Georgetown

Georgetown

Perhaps the best know neighborhood in Washington, D.C., Georgetown offers the best of old and new. The traditional boundaries of Georgetown are Dumbarton Oaks to the north, Rock Creek to the east, the Potomac River to the south, and Georgetown University to the west.

Founded in 1751 along the shores of the Potomac River, the establishment was originally called George Town in honor of King George II of England. In fact, the founding of Georgetown predates the creation of the District of Columbia by 40 years and it remained a separate municipality until after the Civil War.

The economy of Georgetown was originally dominated by waterfront industries, such as shipping and fishing. However, the waterways became clogged with silt and efforts to dredge it proved to be cost-prohibitive. Resources were put into building an industrial economy along the Potomac River and building the current-day Georgetown.

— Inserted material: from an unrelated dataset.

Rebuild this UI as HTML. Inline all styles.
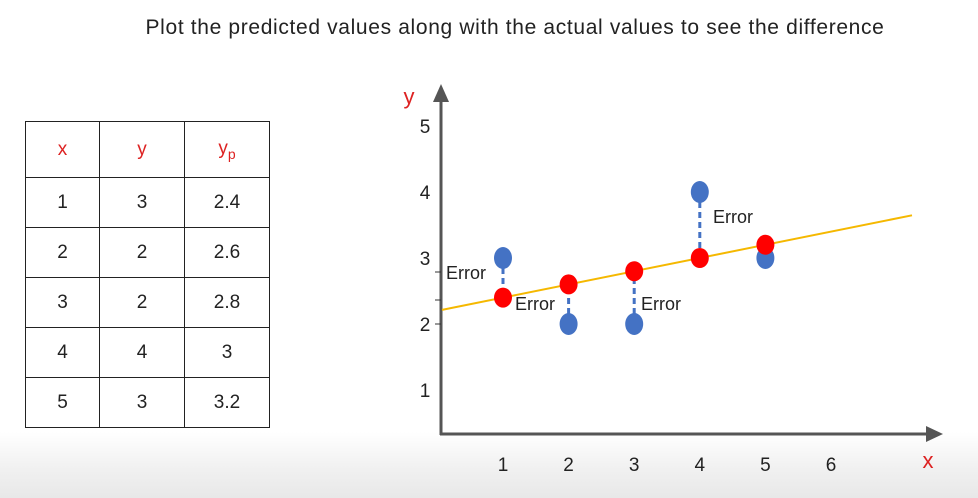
<!DOCTYPE html>
<html><head><meta charset="utf-8"><style>
body{margin:0;width:978px;height:498px;overflow:hidden;background:linear-gradient(#fff 0,#fff 432px,#f0f0f0 470px,#e8e8e8 498px);font-family:"Liberation Sans",sans-serif;position:relative}
#title{position:absolute;left:0;width:1030px;top:16px;text-align:center;font-size:21px;color:#222;letter-spacing:0.65px;white-space:nowrap}
table{position:absolute;left:25px;top:121px;border-collapse:collapse}
td{border:1.5px solid #222;text-align:center;font-size:19px;color:#222;padding:0}
td.h{color:#d22;height:55px}
td.r{height:49px}
</style></head><body>
<div id="title">Plot the predicted values along with the actual values to see the difference</div>
<table>
<tr><td class="h" style="width:73px">x</td><td class="h" style="width:84px">y</td><td class="h" style="width:84px">y<sub style="font-size:14px">p</sub></td></tr>
<tr><td class="r">1</td><td>3</td><td>2.4</td></tr>
<tr><td class="r">2</td><td>2</td><td>2.6</td></tr>
<tr><td class="r">3</td><td>2</td><td>2.8</td></tr>
<tr><td class="r">4</td><td>4</td><td>3</td></tr>
<tr><td class="r">5</td><td>3</td><td>3.2</td></tr>
</table>
<svg id="chart" width="978" height="498" style="position:absolute;left:0;top:0"></svg>
<script>
const xs=[1,2,3,4,5];
const actual=[3,2,2,4,3];
const predicted=[2.4,2.6,2.8,3,3.2];
const xTicks=[1,2,3,4,5,6];
const yTicks=[1,2,3,4,5];
const intercept=2.2, slope=0.2;
const errorLabels=["Error","Error","Error","Error",""];
const sx=v=>503+(v-1)*65.6;
const sy=v=>324-(v-2)*66;
const svg=document.getElementById('chart');
const NS='http://www.w3.org/2000/svg';
function mk(t,a,name){const e=document.createElementNS(NS,t);for(const k in a)e.setAttribute(k,a[k]);svg.appendChild(e);


return e;}
mk('line',{x1:441,y1:435,x2:441,y2:100,stroke:'#555','stroke-width':3},'y-axis');
mk('polygon',{points:'433,102 449,102 441,84',fill:'#555'},'y-axis-arrow');
mk('line',{x1:440,y1:434,x2:928,y2:434,stroke:'#555','stroke-width':3},'x-axis');
mk('polygon',{points:'926,426 926,442 943,434',fill:'#555'},'x-axis-arrow');
mk('line',{x1:435,y1:sy(2),x2:441,y2:sy(2),stroke:'#333','stroke-width':1},'y-tick');
mk('line',{x1:435,y1:272,x2:441,y2:272,stroke:'#333','stroke-width':1},'y-tick');
mk('line',{x1:435,y1:300,x2:441,y2:300,stroke:'#333','stroke-width':1},'y-tick');
xTicks.forEach(v=>{const t=mk('text',{x:sx(v),y:471,'text-anchor':'middle','font-size':19,fill:'#222'},'x-tick-label');t.textContent=v;});
yTicks.forEach(v=>{const t=mk('text',{x:425,y:sy(v)+7,'text-anchor':'middle','font-size':19,fill:'#222'},'y-tick-label');t.textContent=v;});
let t=mk('text',{x:409,y:104,'text-anchor':'middle','font-size':22,fill:'#d22'},'y-axis-title');t.textContent='y';
t=mk('text',{x:928,y:468,'text-anchor':'middle','font-size':22,fill:'#d22'},'x-axis-title');t.textContent='x';
const x0=(442-503)/65.6+1,x1=(912-503)/65.6+1;
mk('line',{x1:sx(x0),y1:sy(intercept+slope*x0),x2:sx(x1),y2:sy(intercept+slope*x1),stroke:'#F5B800','stroke-width':2},'regression-line');
xs.forEach((x,i)=>{mk('line',{x1:sx(x),y1:sy(actual[i]),x2:sx(x),y2:sy(predicted[i]),stroke:'#4472C4','stroke-width':3,'stroke-dasharray':'6,4'},'error-line');});
xs.forEach((x,i)=>{mk('ellipse',{cx:sx(x),cy:sy(actual[i]),rx:9,ry:11,fill:'#4472C4'},'actual-point');});
xs.forEach((x,i)=>{mk('ellipse',{cx:sx(x),cy:sy(predicted[i]),rx:9,ry:10,fill:'#FF0000'},'predicted-point');});
const lp=[[446,279],[515,310],[641,310],[713,223]];
errorLabels.forEach((l,i)=>{if(!l)return;const e=mk('text',{x:lp[i][0],y:lp[i][1],'font-size':18,fill:'#222'},'error-label');e.textContent=l;});
</script>
</body></html>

Today, one of the main benefits of living in Georgetown are the numerous conveniences of everyday living. Many locations are within easy walking distance – D.C.’s main business areas, government offices, the Kennedy Center, and recreational opportunities.  High-end shops, bars, and restaurants along Wisconsin Avenue and M Street are an easy walk. Georgetown University also proudly calls this neighborhood home.

Many of the homes in this area are stunning brick, federal-style row houses. Dumbarton House, Tudor Place, and Dumbarton Oaks are heralded as three of the iconic homes-turned-museums in the city. The Old Stone House, which is the oldest unchanged structure in Washington, D.C., is also located here.

Over the years, many famous Americans – including Thomas Jefferson, Alexander Graham Bell, and John F. Kennedy – have called the cobblestone streets of Georgetown home.